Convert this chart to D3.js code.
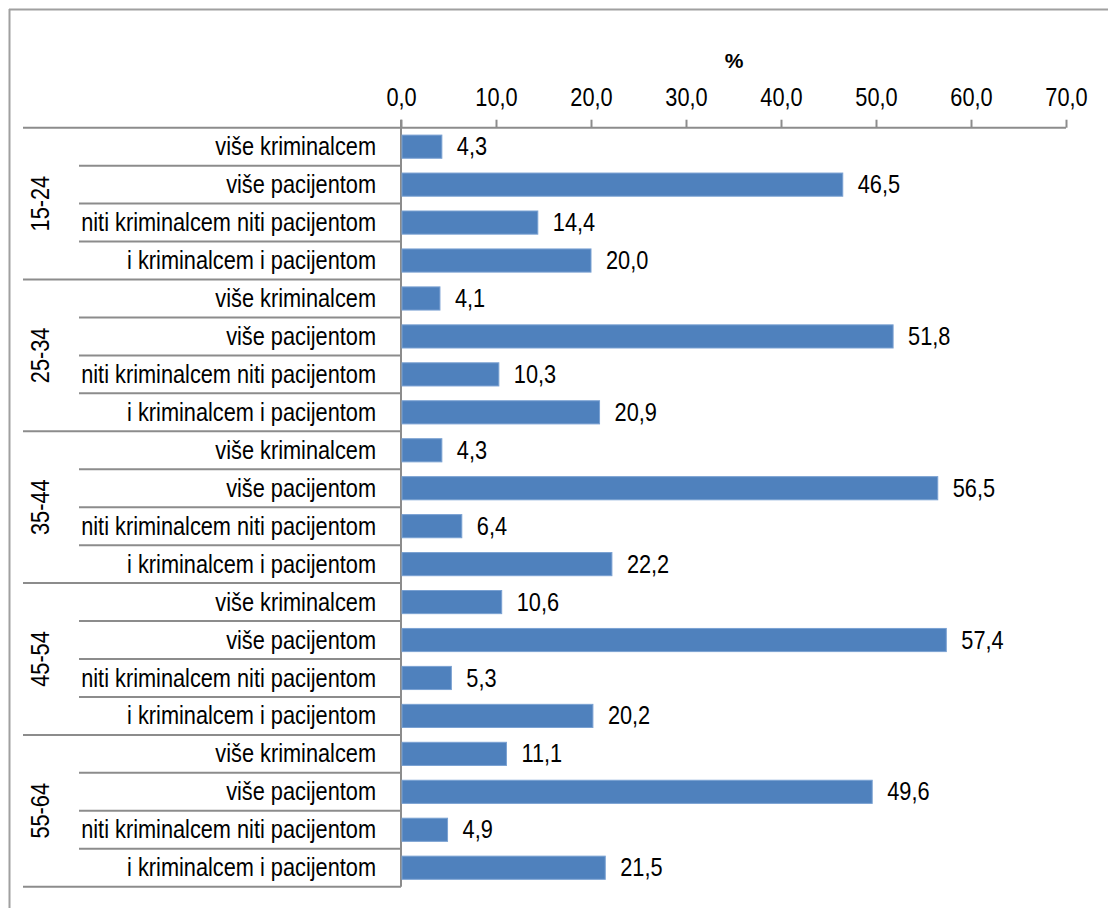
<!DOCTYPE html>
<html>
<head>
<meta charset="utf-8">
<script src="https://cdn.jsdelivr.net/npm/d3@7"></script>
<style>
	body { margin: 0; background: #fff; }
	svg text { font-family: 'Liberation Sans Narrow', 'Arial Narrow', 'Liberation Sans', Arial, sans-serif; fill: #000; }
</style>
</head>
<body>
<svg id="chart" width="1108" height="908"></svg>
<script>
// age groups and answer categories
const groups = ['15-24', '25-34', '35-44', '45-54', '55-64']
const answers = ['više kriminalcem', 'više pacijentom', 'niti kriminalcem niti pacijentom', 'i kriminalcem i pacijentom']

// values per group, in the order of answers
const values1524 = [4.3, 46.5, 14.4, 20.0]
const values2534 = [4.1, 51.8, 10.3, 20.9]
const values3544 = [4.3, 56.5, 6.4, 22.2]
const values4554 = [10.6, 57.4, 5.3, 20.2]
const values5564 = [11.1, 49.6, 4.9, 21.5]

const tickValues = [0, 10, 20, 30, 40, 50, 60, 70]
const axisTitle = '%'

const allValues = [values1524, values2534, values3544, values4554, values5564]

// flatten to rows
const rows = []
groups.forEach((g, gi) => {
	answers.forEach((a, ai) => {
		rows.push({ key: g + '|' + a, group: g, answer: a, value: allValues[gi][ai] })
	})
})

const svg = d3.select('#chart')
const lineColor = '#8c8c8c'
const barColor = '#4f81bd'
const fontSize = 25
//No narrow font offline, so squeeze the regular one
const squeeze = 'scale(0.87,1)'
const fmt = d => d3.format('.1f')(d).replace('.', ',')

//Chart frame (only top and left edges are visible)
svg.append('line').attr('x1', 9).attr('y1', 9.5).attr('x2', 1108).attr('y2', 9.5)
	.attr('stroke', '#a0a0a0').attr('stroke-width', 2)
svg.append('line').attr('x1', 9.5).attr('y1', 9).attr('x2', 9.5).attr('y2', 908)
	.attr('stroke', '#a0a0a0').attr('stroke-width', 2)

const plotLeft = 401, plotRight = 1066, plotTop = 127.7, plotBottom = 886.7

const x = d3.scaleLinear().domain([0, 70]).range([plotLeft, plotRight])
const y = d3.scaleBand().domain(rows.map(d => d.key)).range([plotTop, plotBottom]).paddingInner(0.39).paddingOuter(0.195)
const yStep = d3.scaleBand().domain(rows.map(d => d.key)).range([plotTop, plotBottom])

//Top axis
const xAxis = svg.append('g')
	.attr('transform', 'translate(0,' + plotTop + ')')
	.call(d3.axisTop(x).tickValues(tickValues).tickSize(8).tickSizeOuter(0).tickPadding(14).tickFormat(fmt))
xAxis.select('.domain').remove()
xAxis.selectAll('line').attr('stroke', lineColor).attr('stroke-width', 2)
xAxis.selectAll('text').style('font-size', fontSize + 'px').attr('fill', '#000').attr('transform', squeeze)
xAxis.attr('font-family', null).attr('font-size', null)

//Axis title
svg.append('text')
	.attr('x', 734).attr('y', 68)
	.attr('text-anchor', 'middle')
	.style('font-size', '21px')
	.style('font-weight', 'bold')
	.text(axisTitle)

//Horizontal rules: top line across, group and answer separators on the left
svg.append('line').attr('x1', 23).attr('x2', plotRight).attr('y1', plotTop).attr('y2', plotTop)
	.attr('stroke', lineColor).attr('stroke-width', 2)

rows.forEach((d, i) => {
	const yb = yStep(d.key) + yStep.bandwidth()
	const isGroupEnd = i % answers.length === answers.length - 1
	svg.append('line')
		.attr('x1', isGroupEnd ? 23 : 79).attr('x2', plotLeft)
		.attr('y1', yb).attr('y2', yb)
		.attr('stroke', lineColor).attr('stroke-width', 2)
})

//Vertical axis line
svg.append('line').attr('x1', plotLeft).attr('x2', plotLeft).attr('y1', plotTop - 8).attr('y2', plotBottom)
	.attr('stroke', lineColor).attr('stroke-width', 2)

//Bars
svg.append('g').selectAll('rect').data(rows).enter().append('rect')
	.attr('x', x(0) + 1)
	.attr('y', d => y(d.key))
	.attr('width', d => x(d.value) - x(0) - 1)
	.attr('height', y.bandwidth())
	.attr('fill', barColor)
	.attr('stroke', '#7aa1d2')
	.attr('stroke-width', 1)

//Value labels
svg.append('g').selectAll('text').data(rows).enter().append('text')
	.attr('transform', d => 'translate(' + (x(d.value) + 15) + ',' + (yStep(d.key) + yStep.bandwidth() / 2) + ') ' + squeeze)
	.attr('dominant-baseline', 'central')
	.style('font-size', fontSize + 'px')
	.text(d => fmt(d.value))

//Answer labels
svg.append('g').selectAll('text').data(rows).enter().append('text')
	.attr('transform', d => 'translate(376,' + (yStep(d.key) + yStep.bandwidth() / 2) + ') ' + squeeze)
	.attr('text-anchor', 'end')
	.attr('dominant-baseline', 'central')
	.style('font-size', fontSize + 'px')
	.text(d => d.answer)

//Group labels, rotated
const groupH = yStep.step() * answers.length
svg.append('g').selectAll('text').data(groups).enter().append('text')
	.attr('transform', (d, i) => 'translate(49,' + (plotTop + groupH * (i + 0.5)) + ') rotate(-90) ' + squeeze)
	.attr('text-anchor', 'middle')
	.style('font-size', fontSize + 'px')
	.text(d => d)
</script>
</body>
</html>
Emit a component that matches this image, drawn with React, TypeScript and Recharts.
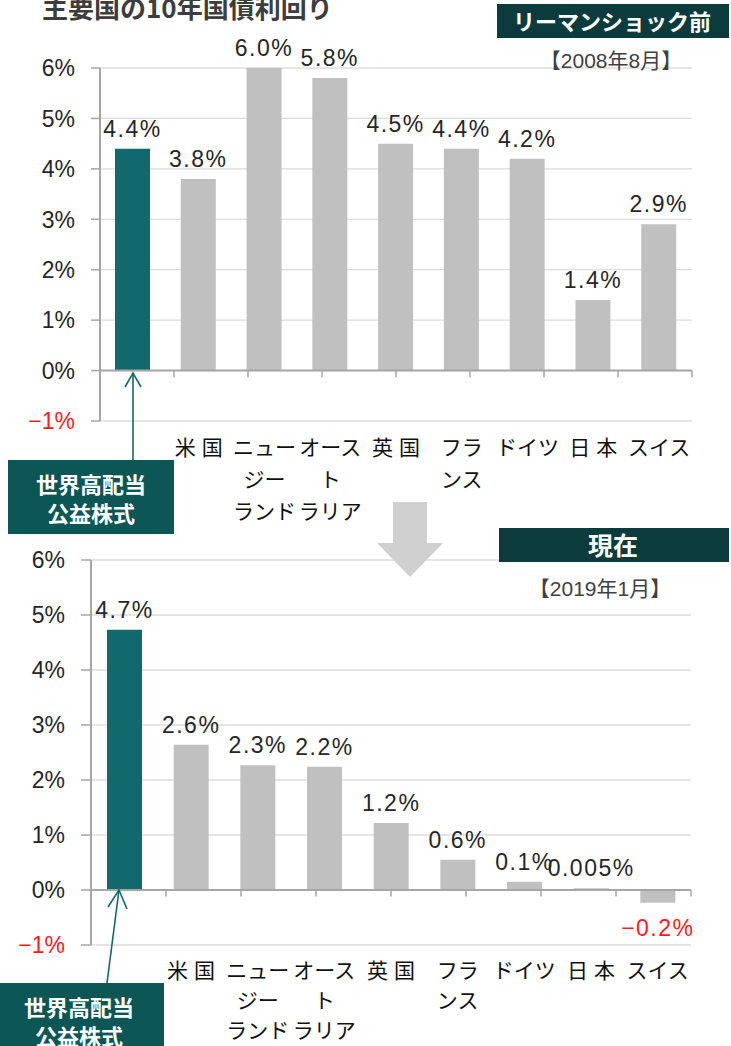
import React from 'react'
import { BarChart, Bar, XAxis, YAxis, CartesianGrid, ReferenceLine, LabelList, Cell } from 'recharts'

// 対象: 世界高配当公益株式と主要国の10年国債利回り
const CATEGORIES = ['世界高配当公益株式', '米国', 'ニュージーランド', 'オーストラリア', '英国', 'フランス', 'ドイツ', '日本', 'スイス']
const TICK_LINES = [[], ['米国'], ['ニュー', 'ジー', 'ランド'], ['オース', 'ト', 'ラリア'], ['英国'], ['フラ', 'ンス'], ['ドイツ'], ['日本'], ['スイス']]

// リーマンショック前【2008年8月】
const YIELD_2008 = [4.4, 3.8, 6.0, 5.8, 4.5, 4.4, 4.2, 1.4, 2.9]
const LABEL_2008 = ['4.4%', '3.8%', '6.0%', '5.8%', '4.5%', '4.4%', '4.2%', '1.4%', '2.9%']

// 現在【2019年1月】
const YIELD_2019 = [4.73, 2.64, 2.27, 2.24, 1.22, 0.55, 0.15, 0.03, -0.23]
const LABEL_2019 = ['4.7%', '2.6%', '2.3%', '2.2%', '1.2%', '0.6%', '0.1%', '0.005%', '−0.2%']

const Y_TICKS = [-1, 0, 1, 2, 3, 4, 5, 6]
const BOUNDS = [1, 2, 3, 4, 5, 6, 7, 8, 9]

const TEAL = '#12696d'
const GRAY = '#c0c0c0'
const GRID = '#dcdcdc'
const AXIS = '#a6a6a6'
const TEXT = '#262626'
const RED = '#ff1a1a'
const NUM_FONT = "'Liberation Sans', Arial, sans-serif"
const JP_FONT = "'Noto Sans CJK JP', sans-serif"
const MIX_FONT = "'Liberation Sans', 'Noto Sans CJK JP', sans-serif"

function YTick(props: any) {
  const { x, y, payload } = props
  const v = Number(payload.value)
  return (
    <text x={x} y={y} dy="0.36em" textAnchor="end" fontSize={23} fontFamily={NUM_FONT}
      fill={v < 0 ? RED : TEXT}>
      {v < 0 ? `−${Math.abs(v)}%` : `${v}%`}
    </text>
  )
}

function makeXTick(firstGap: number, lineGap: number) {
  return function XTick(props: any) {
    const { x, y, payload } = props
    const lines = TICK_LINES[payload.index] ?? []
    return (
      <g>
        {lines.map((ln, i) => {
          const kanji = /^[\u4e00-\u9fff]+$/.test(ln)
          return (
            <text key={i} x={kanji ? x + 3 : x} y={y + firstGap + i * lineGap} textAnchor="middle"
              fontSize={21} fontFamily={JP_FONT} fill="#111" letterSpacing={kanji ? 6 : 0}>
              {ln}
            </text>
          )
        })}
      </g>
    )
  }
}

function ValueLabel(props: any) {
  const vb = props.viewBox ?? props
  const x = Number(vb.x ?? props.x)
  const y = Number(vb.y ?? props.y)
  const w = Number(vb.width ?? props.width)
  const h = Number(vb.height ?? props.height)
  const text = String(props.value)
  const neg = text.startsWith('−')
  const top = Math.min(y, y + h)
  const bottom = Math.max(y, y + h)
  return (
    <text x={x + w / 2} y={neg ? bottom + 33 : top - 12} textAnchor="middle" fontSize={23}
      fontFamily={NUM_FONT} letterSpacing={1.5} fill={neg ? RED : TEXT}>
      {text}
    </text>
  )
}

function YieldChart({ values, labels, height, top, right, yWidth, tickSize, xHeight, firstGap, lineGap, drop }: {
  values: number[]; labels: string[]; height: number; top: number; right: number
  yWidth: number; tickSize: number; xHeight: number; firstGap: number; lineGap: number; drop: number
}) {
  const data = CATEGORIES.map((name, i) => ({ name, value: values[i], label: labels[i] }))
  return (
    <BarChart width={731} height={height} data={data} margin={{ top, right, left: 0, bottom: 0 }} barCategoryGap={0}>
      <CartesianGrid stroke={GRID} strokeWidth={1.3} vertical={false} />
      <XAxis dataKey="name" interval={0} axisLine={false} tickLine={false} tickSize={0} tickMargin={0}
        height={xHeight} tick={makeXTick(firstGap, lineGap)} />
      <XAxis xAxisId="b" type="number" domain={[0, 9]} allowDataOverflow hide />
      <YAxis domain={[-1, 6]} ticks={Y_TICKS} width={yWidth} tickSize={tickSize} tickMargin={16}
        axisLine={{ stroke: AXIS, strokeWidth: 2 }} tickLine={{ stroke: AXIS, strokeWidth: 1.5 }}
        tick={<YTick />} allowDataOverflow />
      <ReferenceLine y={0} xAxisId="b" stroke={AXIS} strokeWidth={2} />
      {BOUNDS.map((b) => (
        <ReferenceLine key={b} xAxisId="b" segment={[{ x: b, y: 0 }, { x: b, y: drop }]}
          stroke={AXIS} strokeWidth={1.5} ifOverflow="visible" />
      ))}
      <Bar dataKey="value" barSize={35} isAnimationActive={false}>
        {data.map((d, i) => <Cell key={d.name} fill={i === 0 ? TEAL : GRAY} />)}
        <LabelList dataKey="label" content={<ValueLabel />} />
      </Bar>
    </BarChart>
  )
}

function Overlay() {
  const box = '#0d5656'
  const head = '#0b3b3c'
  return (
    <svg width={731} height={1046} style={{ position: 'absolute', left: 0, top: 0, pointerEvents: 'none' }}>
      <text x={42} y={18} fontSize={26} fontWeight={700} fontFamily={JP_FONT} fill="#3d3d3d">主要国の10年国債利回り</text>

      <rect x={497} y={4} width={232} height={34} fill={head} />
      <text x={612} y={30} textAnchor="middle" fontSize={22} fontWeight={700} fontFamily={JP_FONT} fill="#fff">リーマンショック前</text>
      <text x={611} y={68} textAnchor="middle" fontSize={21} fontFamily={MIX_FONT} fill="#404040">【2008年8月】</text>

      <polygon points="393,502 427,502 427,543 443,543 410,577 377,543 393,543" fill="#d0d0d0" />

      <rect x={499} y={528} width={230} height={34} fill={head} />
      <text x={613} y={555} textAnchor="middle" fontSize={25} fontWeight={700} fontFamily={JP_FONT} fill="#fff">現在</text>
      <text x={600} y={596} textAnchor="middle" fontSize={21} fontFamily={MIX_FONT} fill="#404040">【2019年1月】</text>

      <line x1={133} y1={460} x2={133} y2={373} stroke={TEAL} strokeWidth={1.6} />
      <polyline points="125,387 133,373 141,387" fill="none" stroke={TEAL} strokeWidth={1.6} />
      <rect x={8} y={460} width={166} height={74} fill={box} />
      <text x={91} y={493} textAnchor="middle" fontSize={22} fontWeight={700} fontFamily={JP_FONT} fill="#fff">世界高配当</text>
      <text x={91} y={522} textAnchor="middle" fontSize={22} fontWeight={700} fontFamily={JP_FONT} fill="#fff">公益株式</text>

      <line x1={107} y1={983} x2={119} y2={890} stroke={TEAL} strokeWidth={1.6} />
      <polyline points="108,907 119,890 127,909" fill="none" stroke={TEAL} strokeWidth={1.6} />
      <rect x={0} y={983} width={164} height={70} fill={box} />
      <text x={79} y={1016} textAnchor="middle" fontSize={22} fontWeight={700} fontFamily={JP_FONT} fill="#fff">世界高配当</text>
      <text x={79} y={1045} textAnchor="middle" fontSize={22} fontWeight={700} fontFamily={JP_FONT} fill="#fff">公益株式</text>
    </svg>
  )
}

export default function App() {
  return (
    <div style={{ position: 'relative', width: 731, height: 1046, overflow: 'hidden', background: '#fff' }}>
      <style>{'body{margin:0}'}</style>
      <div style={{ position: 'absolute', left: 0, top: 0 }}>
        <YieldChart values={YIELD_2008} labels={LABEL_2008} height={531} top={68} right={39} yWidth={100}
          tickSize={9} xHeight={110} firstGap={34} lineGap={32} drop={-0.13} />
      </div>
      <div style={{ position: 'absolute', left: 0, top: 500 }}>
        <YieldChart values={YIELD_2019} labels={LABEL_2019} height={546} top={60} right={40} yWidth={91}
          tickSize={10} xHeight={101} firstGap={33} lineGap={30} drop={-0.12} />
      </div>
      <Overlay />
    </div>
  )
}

──────────

### Direction
Begin with the first line of the entries above and write out each line exactly, ending with the line containing "const plotLeft = 401, plotRight". Leave out pictures.

### Finished answer
Convert this chart to D3.js code.
<!DOCTYPE html>
<html>
<head>
<meta charset="utf-8">
<script src="https://cdn.jsdelivr.net/npm/d3@7"></script>
<style>
	body { margin: 0; background: #fff; }
	svg text { font-family: 'Liberation Sans Narrow', 'Arial Narrow', 'Liberation Sans', Arial, sans-serif; fill: #000; }
</style>
</head>
<body>
<svg id="chart" width="1108" height="908"></svg>
<script>
// age groups and answer categories
const groups = ['15-24', '25-34', '35-44', '45-54', '55-64']
const answers = ['više kriminalcem', 'više pacijentom', 'niti kriminalcem niti pacijentom', 'i kriminalcem i pacijentom']

// values per group, in the order of answers
const values1524 = [4.3, 46.5, 14.4, 20.0]
const values2534 = [4.1, 51.8, 10.3, 20.9]
const values3544 = [4.3, 56.5, 6.4, 22.2]
const values4554 = [10.6, 57.4, 5.3, 20.2]
const values5564 = [11.1, 49.6, 4.9, 21.5]

const tickValues = [0, 10, 20, 30, 40, 50, 60, 70]
const axisTitle = '%'

const allValues = [values1524, values2534, values3544, values4554, values5564]

// flatten to rows
const rows = []
groups.forEach((g, gi) => {
	answers.forEach((a, ai) => {
		rows.push({ key: g + '|' + a, group: g, answer: a, value: allValues[gi][ai] })
	})
})

const svg = d3.select('#chart')
const lineColor = '#8c8c8c'
const barColor = '#4f81bd'
const fontSize = 25
//No narrow font offline, so squeeze the regular one
const squeeze = 'scale(0.87,1)'
const fmt = d => d3.format('.1f')(d).replace('.', ',')

//Chart frame (only top and left edges are visible)
svg.append('line').attr('x1', 9).attr('y1', 9.5).attr('x2', 1108).attr('y2', 9.5)
	.attr('stroke', '#a0a0a0').attr('stroke-width', 2)
svg.append('line').attr('x1', 9.5).attr('y1', 9).attr('x2', 9.5).attr('y2', 908)
	.attr('stroke', '#a0a0a0').attr('stroke-width', 2)

const plotLeft = 401, plotRight = 1066, plotTop = 127.7, plotBottom = 886.7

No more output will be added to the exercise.